Trachelospermum jasminoides is one of the classic Argentinian/Uruguayan plants, it clearly flourishes here, but then its east Asian home has a similar climate to the area around the Rio de la Plata - hot and sticky summers. After a while though you get a bit fed up with seeing it again and again and again. The range of plants in nurseries here is very limited - the subject coming up again and again. Agapanthus are the kind of ur-plant for landscaping - I teased local colleagues by asking them to list all the varieties available - five I think was the highest; the RHS Plant Finder (UK) lists an incredible 566!
There are a lot of little neighbourhood nurseries, of the kind which we have sadly lost in the UK. Many of them are very good, but again, the same old familiar faces. I met one enterprising nurseryman (Vivero Pilar, outside Buenos Aires, AR) who had imported some plants from the USA and from Brazil, to propagate. Given how there is something of a gardening boom here, this situation must surely change.
The climate here is a good one for growing - if you choose the right plants that is! Hot humid summers with plentiful rain, and cool summers, just touching freezing - so it is a very long growing season.
The trouble is that a lot of the plants that nurseries sell aren't really suited to the climate -the plant selection is based on what might work in Spain or Italy. Maybe this is part of the Argentine condition, to be ever looking over the seas to Europe. (Let's not take this too far, I am a European on a lecture tour!). Lavenders for example rot in the humidity, lasting about two years. In some ways there is a real similarity with the hot humid summers of the American Midwest, with a similar problem with fungal etc, diseases. However what grows well, grows very well. There are so many plants that would thrive here. One group which everyone says does well, and which offer so much, are Salvia, any of the Mexican species for example, and Argentina has several natives. There is the well-known S.guarantica, and one which I had never seen before S. procurrens, which runs by means of stems rooting in, like a strawberry.
There are so many fantastic plants in the wild here, just waiting to be developed commercially.
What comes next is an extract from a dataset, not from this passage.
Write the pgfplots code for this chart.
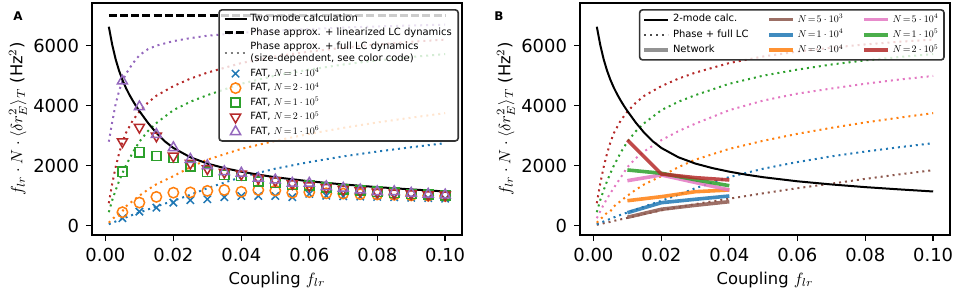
\documentclass[border=0pt]{standalone}
\usepackage{fontspec}
\setmainfont{DejaVu Sans}
\usepackage{graphicx}
\usepackage{pgfplots}
\pgfplotsset{compat=1.18}
\definecolor{tblue}{HTML}{1F77B4}
\definecolor{torange}{HTML}{FF7F0E}
\definecolor{tgreen}{HTML}{2CA02C}
\definecolor{tred}{HTML}{B52A2A}
\definecolor{tpurple}{HTML}{9467BD}
\definecolor{tbrown}{HTML}{8C564B}
\definecolor{tpink}{HTML}{E377C2}
\newcommand{\sm}[1]{\scalebox{0.5}{\fontsize{10}{12}\selectfont #1}}
\newcommand{\lbl}[1]{\scalebox{0.82}{\fontsize{10}{12}\selectfont #1}}
\pgfplotsset{
  panel/.style={width=185bp,height=116bp,scale only axis,
    xmin=-0.00395,xmax=0.10495,ymin=-310,ymax=7420,
    xtick={0,0.02,0.04,0.06,0.08,0.1}, ytick={0,2000,4000,6000},
    scaled x ticks=false, scaled y ticks=false,
    xticklabel style={/pgf/number format/.cd,fixed,fixed zerofill,precision=2},
    yticklabel style={/pgf/number format/.cd,fixed,1000 sep={}},
    /pgf/number format/assume math mode=true,
    tick label style={font=\fontsize{9}{10}\selectfont},
    tick align=outside, tick pos=left, major tick length=3bp,
    every tick/.style={black,line width=0.7bp},
    axis line style={line width=1.3bp},
    xlabel={\lbl{Coupling $f_{lr}$}},
    ylabel={\lbl{$f_{lr}\cdot N\cdot\langle \delta r_E^2\rangle_T$ (Hz$^2$)}},
    every axis x label/.style={at={(axis description cs:0.5,-0.194)},anchor=center,inner sep=0pt},
    every axis y label/.style={at={(axis description cs:-0.2,0.5)},rotate=90,anchor=center,inner sep=0pt},
    legend image code/.code={\draw[mark repeat=2,mark phase=2,##1] plot coordinates {(0bp,0bp)(5.5bp,0bp)(11bp,0bp)};},
  },
  dots/.style={line width=1bp, dash pattern=on 1bp off 2bp},
  net/.style={line width=1.8bp, opacity=0.85},
  fat/.style={only marks, mark size=2.6bp, line width=0.75bp, mark options={solid}},
}
\begin{document}
\begin{tikzpicture}
\useasboundingbox (0,0) rectangle (478.5bp,146.5bp);
% ================= Panel A =================
\begin{axis}[panel, at={(46bp,29bp)}, anchor=south west,
  legend style={at={(axis description cs:0.992,0.974)}, anchor=north east,
    font=\fontsize{5}{6.3}\selectfont, cells={anchor=west, align=left},
    nodes={inner xsep=1.2bp, inner ysep=0.4bp},
    fill=white, fill opacity=0.8, text opacity=1, draw=black!80, line width=0.8bp,
    rounded corners=1.5bp, row sep=0.9bp, inner xsep=2bp, inner ysep=1.5bp}]
% dotted: full LC dynamics
\addplot[forget plot, dots, tblue] coordinates {(0.001,50)(0.002,95)(0.003,140)(0.004,185)(0.005,230)(0.006,275)(0.008,360)(0.01,440)(0.0125,540)(0.015,640)(0.02,830)(0.025,1030)(0.03,1250)(0.04,1620)(0.05,1900)(0.06,2120)(0.07,2310)(0.08,2470)(0.09,2615)(0.1,2750)};
\addplot[forget plot, dots, torange] coordinates {(0.001,100)(0.002,210)(0.003,320)(0.004,430)(0.005,480)(0.006,640)(0.008,820)(0.01,1000)(0.0125,1200)(0.015,1380)(0.02,1650)(0.025,1950)(0.03,2200)(0.04,2560)(0.05,2830)(0.06,3060)(0.07,3260)(0.08,3440)(0.09,3600)(0.1,3750)};
\addplot[forget plot, dots, tgreen] coordinates {(0.001,450)(0.002,850)(0.003,1180)(0.004,1480)(0.005,1750)(0.006,2000)(0.008,2430)(0.01,2800)(0.0125,3150)(0.015,3420)(0.02,3850)(0.025,4130)(0.03,4350)(0.04,4730)(0.05,5000)(0.06,5200)(0.07,5370)(0.08,5510)(0.09,5620)(0.1,5720)};
\addplot[forget plot, dots, tred] coordinates {(0.001,750)(0.002,1400)(0.003,1950)(0.004,2400)(0.005,2780)(0.006,3080)(0.008,3500)(0.01,3800)(0.0125,4100)(0.015,4330)(0.02,4650)(0.025,4900)(0.03,5100)(0.04,5420)(0.05,5640)(0.06,5800)(0.07,5930)(0.08,6040)(0.09,6130)(0.1,6200)};
\addplot[forget plot, dots, tpurple] coordinates {(0.001,2800)(0.002,3450)(0.003,4050)(0.004,4480)(0.005,4820)(0.006,5050)(0.008,5400)(0.01,5680)(0.0125,5880)(0.015,6000)(0.02,6150)(0.025,6250)(0.03,6330)(0.04,6430)(0.05,6500)(0.06,6550)(0.07,6600)(0.08,6640)(0.09,6670)(0.1,6700)};
% dashed: linearized
\addplot[forget plot, black, line width=1.5bp, dash pattern=on 4bp off 1.6bp] coordinates {(0.001,7000)(0.1,7000)};
% two mode
\addplot[forget plot, black, line width=1bp] coordinates {(0.001,6630)(0.002,6030)(0.003,5550)(0.004,5170)(0.005,4860)(0.006,4600)(0.007,4375)(0.008,4175)(0.009,3990)(0.01,3820)(0.0125,3430)(0.015,3090)(0.0175,2810)(0.02,2590)(0.025,2280)(0.03,2070)(0.035,1920)(0.04,1800)(0.045,1700)(0.05,1615)(0.06,1480)(0.07,1375)(0.08,1285)(0.09,1210)(0.1,1140)};
% FAT markers
\addplot[forget plot, fat, tblue, mark=x] coordinates {(0.005,250)(0.01,470)(0.015,600)(0.02,770)(0.025,850)(0.03,880)(0.035,950)(0.04,990)(0.045,990)(0.05,990)(0.055,950)(0.06,1060)(0.065,1000)(0.07,980)(0.075,970)(0.08,960)(0.085,950)(0.09,930)(0.095,920)(0.1,900)};
\addplot[forget plot, fat, torange, mark=o] coordinates {(0.005,450)(0.01,770)(0.015,960)(0.02,1100)(0.025,1110)(0.03,1160)(0.035,1190)(0.04,1130)(0.045,1190)(0.05,1170)(0.055,1100)(0.06,1120)(0.065,1080)(0.07,1070)(0.075,1050)(0.08,1040)(0.085,1030)(0.09,1010)(0.095,1000)(0.1,990)};
\addplot[forget plot, fat, tgreen, mark=square, mark size=2.3bp] coordinates {(0.005,1800)(0.01,2450)(0.015,2320)(0.02,2260)(0.025,1970)(0.03,1800)(0.035,1690)(0.04,1660)(0.045,1470)(0.05,1420)(0.055,1360)(0.06,1340)(0.065,1270)(0.07,1210)(0.075,1170)(0.08,1130)(0.085,1100)(0.09,1060)(0.095,1040)(0.1,1010)};
\addplot[forget plot, fat, tred, mark=triangle, mark size=2.9bp, mark options={solid,rotate=180}] coordinates {(0.005,2800)(0.01,3280)(0.015,2990)(0.02,2320)(0.025,2080)(0.03,1900)(0.035,1780)(0.04,1720)(0.045,1580)(0.05,1500)(0.055,1400)(0.06,1330)(0.065,1270)(0.07,1210)(0.075,1160)(0.08,1120)(0.085,1090)(0.09,1060)(0.095,1030)(0.1,1020)};
\addplot[forget plot, fat, tpurple, mark=triangle, mark size=2.9bp] coordinates {(0.005,4820)(0.01,3960)(0.015,3040)(0.02,2600)(0.025,2210)(0.03,2000)(0.035,1800)(0.04,1750)(0.045,1580)(0.05,1520)(0.055,1413)(0.06,1413)(0.065,1300)(0.07,1247)(0.075,1190)(0.08,1133)(0.085,1133)(0.09,1080)(0.095,1047)(0.1,1023)};
% legend
\addlegendimage{black, line width=1bp}
\addlegendentry{Two mode calculation}
\addlegendimage{black, line width=1.5bp, dash pattern=on 4bp off 1.6bp}
\addlegendentry{Phase approx. + linearized LC dynamics}
\addlegendimage{dots, gray}
\addlegendentry{Phase approx. + full LC dynamics\\(size-dependent, see color code)}
\addlegendimage{fat, tblue, mark=x}
\addlegendentry{\sm{FAT, $N\!=\!1\cdot10^4$}}
\addlegendimage{fat, torange, mark=o}
\addlegendentry{\sm{FAT, $N\!=\!2\cdot10^4$}}
\addlegendimage{fat, tgreen, mark=square, mark size=2.3bp}
\addlegendentry{\sm{FAT, $N\!=\!1\cdot10^5$}}
\addlegendimage{fat, tred, mark=triangle, mark size=2.9bp, mark options={solid,rotate=180}}
\addlegendentry{\sm{FAT, $N\!=\!2\cdot10^5$}}
\addlegendimage{fat, tpurple, mark=triangle, mark size=2.9bp}
\addlegendentry{\sm{FAT, $N\!=\!1\cdot10^6$}}
\end{axis}
% ================= Panel B =================
\begin{axis}[panel, at={(290bp,29bp)}, anchor=south west,
  legend columns=3,
  legend image code/.code={\draw[#1] (0bp,0bp) -- (12bp,0bp);},
  legend style={at={(axis description cs:0.986,0.974)}, anchor=north east,
    font=\fontsize{5}{6.3}\selectfont, cells={anchor=west},
    nodes={inner xsep=1.4bp, inner ysep=0.6bp},
    fill=white, fill opacity=0.8, text opacity=1, draw=black!80, line width=0.8bp,
    rounded corners=1.5bp, row sep=0.9bp, inner xsep=1.5bp, inner ysep=1.5bp,
    /tikz/every even column/.append style={column sep=8bp}}]
\addplot[forget plot, dots, tbrown] coordinates {(0.001,30)(0.002,55)(0.003,80)(0.004,105)(0.005,130)(0.006,160)(0.008,210)(0.01,260)(0.0125,325)(0.015,390)(0.02,510)(0.025,620)(0.03,720)(0.04,900)(0.05,1080)(0.06,1250)(0.07,1400)(0.08,1560)(0.09,1710)(0.1,1850)};
\addplot[forget plot, dots, tblue] coordinates {(0.001,50)(0.002,95)(0.003,140)(0.004,185)(0.005,230)(0.006,275)(0.008,360)(0.01,440)(0.0125,540)(0.015,640)(0.02,830)(0.025,1030)(0.03,1250)(0.04,1620)(0.05,1900)(0.06,2120)(0.07,2310)(0.08,2470)(0.09,2615)(0.1,2750)};
\addplot[forget plot, dots, torange] coordinates {(0.001,100)(0.002,210)(0.003,320)(0.004,430)(0.005,480)(0.006,640)(0.008,820)(0.01,1000)(0.0125,1200)(0.015,1380)(0.02,1650)(0.025,1950)(0.03,2200)(0.04,2560)(0.05,2830)(0.06,3060)(0.07,3260)(0.08,3440)(0.09,3600)(0.1,3750)};
\addplot[forget plot, dots, tpink] coordinates {(0.001,250)(0.002,480)(0.003,700)(0.004,900)(0.005,1080)(0.006,1260)(0.008,1600)(0.01,1950)(0.0125,2250)(0.015,2480)(0.02,2850)(0.025,3150)(0.03,3400)(0.04,3850)(0.05,4170)(0.06,4400)(0.07,4570)(0.08,4730)(0.09,4870)(0.1,4990)};
\addplot[forget plot, dots, tgreen] coordinates {(0.001,450)(0.002,850)(0.003,1180)(0.004,1480)(0.005,1750)(0.006,2000)(0.008,2430)(0.01,2800)(0.0125,3150)(0.015,3420)(0.02,3850)(0.025,4130)(0.03,4350)(0.04,4730)(0.05,5000)(0.06,5200)(0.07,5370)(0.08,5510)(0.09,5620)(0.1,5720)};
\addplot[forget plot, dots, tred] coordinates {(0.001,750)(0.002,1400)(0.003,1950)(0.004,2400)(0.005,2780)(0.006,3080)(0.008,3500)(0.01,3800)(0.0125,4100)(0.015,4330)(0.02,4650)(0.025,4900)(0.03,5100)(0.04,5420)(0.05,5640)(0.06,5800)(0.07,5930)(0.08,6040)(0.09,6130)(0.1,6200)};
% network
\addplot[forget plot, net, tbrown] coordinates {(0.01,280)(0.02,547)(0.03,680)(0.04,800)};
\addplot[forget plot, net, tblue] coordinates {(0.01,433)(0.02,767)(0.03,880)(0.04,990)};
\addplot[forget plot, net, torange] coordinates {(0.01,833)(0.02,967)(0.03,1133)(0.04,1190)};
\addplot[forget plot, net, tpink] coordinates {(0.01,1500)(0.02,1690)(0.03,1440)(0.04,1190)};
\addplot[forget plot, net, tgreen] coordinates {(0.01,1857)(0.02,1747)(0.03,1530)(0.04,1333)};
\addplot[forget plot, net, tred] coordinates {(0.01,2857)(0.02,1723)(0.03,1600)(0.04,1523)};
% two mode
\addplot[forget plot, black, line width=1bp] coordinates {(0.001,6630)(0.002,6030)(0.003,5550)(0.004,5170)(0.005,4860)(0.006,4600)(0.007,4375)(0.008,4175)(0.009,3990)(0.01,3820)(0.0125,3430)(0.015,3090)(0.0175,2810)(0.02,2590)(0.025,2280)(0.03,2070)(0.035,1920)(0.04,1800)(0.045,1700)(0.05,1615)(0.06,1480)(0.07,1375)(0.08,1285)(0.09,1210)(0.1,1140)};
% legend (row-wise order for 3 columns)
\addlegendimage{black, line width=1bp}
\addlegendentry{2-mode calc.}
\addlegendimage{net, tbrown}
\addlegendentry{\sm{$N\!=\!5\cdot10^3$}}
\addlegendimage{net, tpink}
\addlegendentry{\sm{$N\!=\!5\cdot10^4$}}
\addlegendimage{dots, black!70}
\addlegendentry{Phase + full LC}
\addlegendimage{net, tblue}
\addlegendentry{\sm{$N\!=\!1\cdot10^4$}}
\addlegendimage{net, tgreen}
\addlegendentry{\sm{$N\!=\!1\cdot10^5$}}
\addlegendimage{net, gray}
\addlegendentry{Network}
\addlegendimage{net, torange}
\addlegendentry{\sm{$N\!=\!2\cdot10^4$}}
\addlegendimage{net, tred}
\addlegendentry{\sm{$N\!=\!2\cdot10^5$}}
\end{axis}
\node[font=\fontsize{6}{7}\selectfont\bfseries] at (9bp,138.5bp) {A};
\node[font=\fontsize{6}{7}\selectfont\bfseries] at (249.5bp,138.5bp) {B};
\end{tikzpicture}
\end{document}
Amalia and I found a striking scarlet perennial, which obviously ran underground amongst rocks on her uncle's property, just south of the Brazilian border. We had no idea what it was, but the leaves looked strangely familiar. I broke one in half and out came white sap, so my intuition said "Apocynaceae". Later on we checked online, and ID'd it as Mandevillea coccinea. In the conservatory at home we have a 20 year old Mandevillea splendens in the conservatory, so no wonder the leaves looked so familiar.
Amalia's uncle, Martin Braun, is preserving this fascinating habitat, a rocky island of biodiversity in a vast plain where everything is given over to grassland for feeding cattle. Cattle are now (I read somewhere) the dominant biomass on the planet. They are very inefficient converters of plant protein to meat. A big reason why I don't eat them!
Colonia del Sacramento is a rather pretty little place in Uruguay, with an interesting line in planting up and otherwise making artistic use of elderly cars.
What North Americans call the 'hellstrip' between pavement/sidewalk and road. Someone has planted up what really does thrive here, a selection of mostly tropicals, very densely, so every space taken. There is a tree as well, planted up with epiphytes. The only time i have seen this done before is in Singapore, by local government. At a rough guess there were twenty species here, in about six metres , but there could be more.
A cactus pokes up from amongst the rest of the greenery. Some cacti grow as part of many well-watered forest habitats, and cope with summer humidity better than we might think.
This is actually from later on, when we got to Bolivia, the convent of Santa Teresa, in PotosÃ, Bolivia. A garden at 4000m.